* _Exercise description_: Return precisely the span of lines from the top of the material below to the line containing "184, 192, 197, 204]", both included. Pictures are excluded.

* _Provided material_:
-- Start --

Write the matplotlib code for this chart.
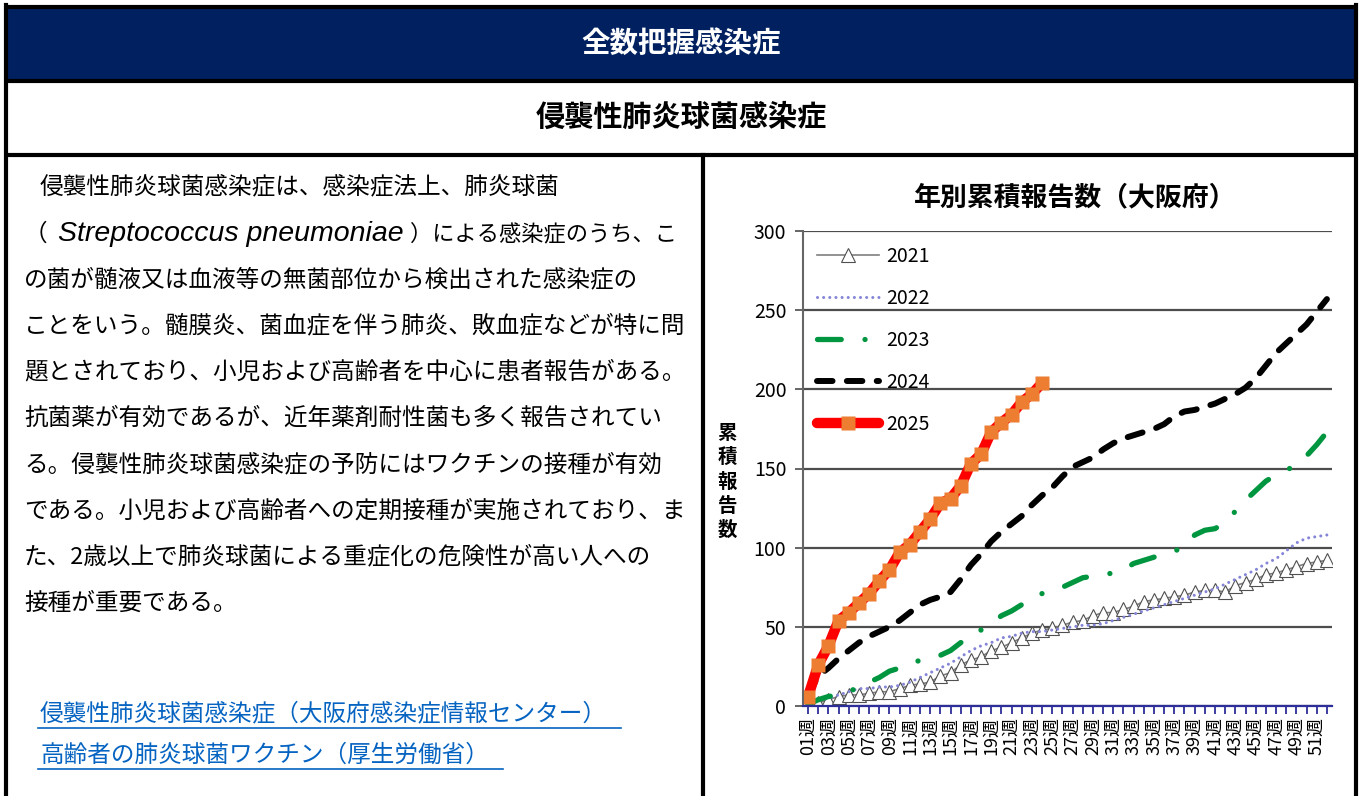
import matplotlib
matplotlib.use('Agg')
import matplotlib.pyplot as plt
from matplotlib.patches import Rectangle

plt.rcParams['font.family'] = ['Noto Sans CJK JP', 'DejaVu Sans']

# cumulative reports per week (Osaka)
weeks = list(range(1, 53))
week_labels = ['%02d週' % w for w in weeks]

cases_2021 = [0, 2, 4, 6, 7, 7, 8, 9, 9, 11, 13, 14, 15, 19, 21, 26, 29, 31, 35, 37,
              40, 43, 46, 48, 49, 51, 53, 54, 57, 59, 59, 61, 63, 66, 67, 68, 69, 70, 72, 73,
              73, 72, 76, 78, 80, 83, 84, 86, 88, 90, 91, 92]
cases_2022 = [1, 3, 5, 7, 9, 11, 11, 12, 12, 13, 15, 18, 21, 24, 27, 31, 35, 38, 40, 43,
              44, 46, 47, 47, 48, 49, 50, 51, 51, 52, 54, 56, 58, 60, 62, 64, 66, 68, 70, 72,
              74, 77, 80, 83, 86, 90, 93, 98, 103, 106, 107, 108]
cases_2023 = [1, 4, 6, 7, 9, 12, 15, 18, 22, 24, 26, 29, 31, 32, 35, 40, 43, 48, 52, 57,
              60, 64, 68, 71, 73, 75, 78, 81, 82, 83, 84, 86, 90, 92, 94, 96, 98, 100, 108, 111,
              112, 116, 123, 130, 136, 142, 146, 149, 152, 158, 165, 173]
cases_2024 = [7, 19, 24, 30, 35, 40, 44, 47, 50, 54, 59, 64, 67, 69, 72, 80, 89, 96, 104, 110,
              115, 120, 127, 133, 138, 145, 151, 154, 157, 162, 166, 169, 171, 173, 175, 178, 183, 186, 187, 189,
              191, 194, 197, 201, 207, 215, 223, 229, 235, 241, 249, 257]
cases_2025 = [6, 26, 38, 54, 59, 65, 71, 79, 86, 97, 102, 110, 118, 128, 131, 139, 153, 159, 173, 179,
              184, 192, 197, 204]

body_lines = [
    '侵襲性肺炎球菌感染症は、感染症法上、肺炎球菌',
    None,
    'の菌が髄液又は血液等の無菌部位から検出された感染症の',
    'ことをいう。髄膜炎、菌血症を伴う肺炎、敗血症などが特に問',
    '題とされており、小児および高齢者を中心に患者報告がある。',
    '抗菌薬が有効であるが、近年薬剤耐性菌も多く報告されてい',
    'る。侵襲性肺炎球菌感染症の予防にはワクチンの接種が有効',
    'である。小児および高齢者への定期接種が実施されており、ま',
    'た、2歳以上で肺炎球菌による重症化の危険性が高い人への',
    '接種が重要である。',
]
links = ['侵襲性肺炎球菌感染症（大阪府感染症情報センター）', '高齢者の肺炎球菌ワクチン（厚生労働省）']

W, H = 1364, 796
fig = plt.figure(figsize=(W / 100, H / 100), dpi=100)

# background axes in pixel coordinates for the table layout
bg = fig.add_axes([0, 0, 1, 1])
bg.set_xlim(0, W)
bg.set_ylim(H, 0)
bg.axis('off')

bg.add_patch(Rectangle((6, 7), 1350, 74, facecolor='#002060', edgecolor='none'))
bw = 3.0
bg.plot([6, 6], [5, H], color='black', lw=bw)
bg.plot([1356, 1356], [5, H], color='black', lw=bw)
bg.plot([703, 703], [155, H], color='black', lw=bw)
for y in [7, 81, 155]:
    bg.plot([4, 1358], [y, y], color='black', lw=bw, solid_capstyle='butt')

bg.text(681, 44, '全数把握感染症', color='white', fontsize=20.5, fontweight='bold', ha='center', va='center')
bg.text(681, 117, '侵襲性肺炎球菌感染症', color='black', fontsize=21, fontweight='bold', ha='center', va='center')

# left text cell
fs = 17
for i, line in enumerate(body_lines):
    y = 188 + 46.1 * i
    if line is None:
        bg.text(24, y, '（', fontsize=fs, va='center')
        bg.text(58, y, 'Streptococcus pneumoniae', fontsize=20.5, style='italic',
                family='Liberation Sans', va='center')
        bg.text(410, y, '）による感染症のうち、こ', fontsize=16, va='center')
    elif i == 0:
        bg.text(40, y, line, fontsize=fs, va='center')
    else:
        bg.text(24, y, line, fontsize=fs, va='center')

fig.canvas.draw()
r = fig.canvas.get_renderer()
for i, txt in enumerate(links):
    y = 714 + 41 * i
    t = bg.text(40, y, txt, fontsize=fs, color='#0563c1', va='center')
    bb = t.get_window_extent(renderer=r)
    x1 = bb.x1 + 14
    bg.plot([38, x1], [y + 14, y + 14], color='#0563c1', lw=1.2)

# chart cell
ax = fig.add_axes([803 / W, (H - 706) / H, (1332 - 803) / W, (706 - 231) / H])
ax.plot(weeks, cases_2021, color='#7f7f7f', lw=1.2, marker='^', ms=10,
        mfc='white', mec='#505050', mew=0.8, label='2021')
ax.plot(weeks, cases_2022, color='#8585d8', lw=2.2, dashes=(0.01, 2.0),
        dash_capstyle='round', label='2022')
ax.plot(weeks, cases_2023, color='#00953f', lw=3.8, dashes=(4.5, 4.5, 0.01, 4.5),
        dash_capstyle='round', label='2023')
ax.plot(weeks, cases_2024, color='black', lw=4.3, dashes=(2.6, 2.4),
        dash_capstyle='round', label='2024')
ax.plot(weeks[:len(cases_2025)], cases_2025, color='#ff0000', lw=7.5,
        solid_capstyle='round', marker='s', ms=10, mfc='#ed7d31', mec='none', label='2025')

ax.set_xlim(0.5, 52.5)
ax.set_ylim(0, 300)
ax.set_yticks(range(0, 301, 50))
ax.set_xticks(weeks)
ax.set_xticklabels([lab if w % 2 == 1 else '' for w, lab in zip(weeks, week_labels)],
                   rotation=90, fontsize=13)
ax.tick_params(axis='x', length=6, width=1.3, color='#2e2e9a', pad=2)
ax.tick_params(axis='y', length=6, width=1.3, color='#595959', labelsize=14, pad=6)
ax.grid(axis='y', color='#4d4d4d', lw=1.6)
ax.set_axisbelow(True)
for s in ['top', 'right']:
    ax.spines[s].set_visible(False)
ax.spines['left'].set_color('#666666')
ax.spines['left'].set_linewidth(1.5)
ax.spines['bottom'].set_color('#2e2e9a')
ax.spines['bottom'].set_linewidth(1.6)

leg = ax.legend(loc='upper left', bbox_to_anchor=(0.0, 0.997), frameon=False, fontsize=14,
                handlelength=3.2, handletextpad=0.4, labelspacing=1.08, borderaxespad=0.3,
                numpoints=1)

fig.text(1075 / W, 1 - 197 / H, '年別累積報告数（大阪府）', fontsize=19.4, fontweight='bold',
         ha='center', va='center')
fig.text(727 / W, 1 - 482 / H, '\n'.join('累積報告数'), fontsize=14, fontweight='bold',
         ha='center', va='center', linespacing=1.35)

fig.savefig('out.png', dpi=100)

-- End --

* _Result of this task_:
Write the matplotlib code for this chart.
import matplotlib
matplotlib.use('Agg')
import matplotlib.pyplot as plt
from matplotlib.patches import Rectangle

plt.rcParams['font.family'] = ['Noto Sans CJK JP', 'DejaVu Sans']

# cumulative reports per week (Osaka)
weeks = list(range(1, 53))
week_labels = ['%02d週' % w for w in weeks]

cases_2021 = [0, 2, 4, 6, 7, 7, 8, 9, 9, 11, 13, 14, 15, 19, 21, 26, 29, 31, 35, 37,
              40, 43, 46, 48, 49, 51, 53, 54, 57, 59, 59, 61, 63, 66, 67, 68, 69, 70, 72, 73,
              73, 72, 76, 78, 80, 83, 84, 86, 88, 90, 91, 92]
cases_2022 = [1, 3, 5, 7, 9, 11, 11, 12, 12, 13, 15, 18, 21, 24, 27, 31, 35, 38, 40, 43,
              44, 46, 47, 47, 48, 49, 50, 51, 51, 52, 54, 56, 58, 60, 62, 64, 66, 68, 70, 72,
              74, 77, 80, 83, 86, 90, 93, 98, 103, 106, 107, 108]
cases_2023 = [1, 4, 6, 7, 9, 12, 15, 18, 22, 24, 26, 29, 31, 32, 35, 40, 43, 48, 52, 57,
              60, 64, 68, 71, 73, 75, 78, 81, 82, 83, 84, 86, 90, 92, 94, 96, 98, 100, 108, 111,
              112, 116, 123, 130, 136, 142, 146, 149, 152, 158, 165, 173]
cases_2024 = [7, 19, 24, 30, 35, 40, 44, 47, 50, 54, 59, 64, 67, 69, 72, 80, 89, 96, 104, 110,
              115, 120, 127, 133, 138, 145, 151, 154, 157, 162, 166, 169, 171, 173, 175, 178, 183, 186, 187, 189,
              191, 194, 197, 201, 207, 215, 223, 229, 235, 241, 249, 257]
cases_2025 = [6, 26, 38, 54, 59, 65, 71, 79, 86, 97, 102, 110, 118, 128, 131, 139, 153, 159, 173, 179,
              184, 192, 197, 204]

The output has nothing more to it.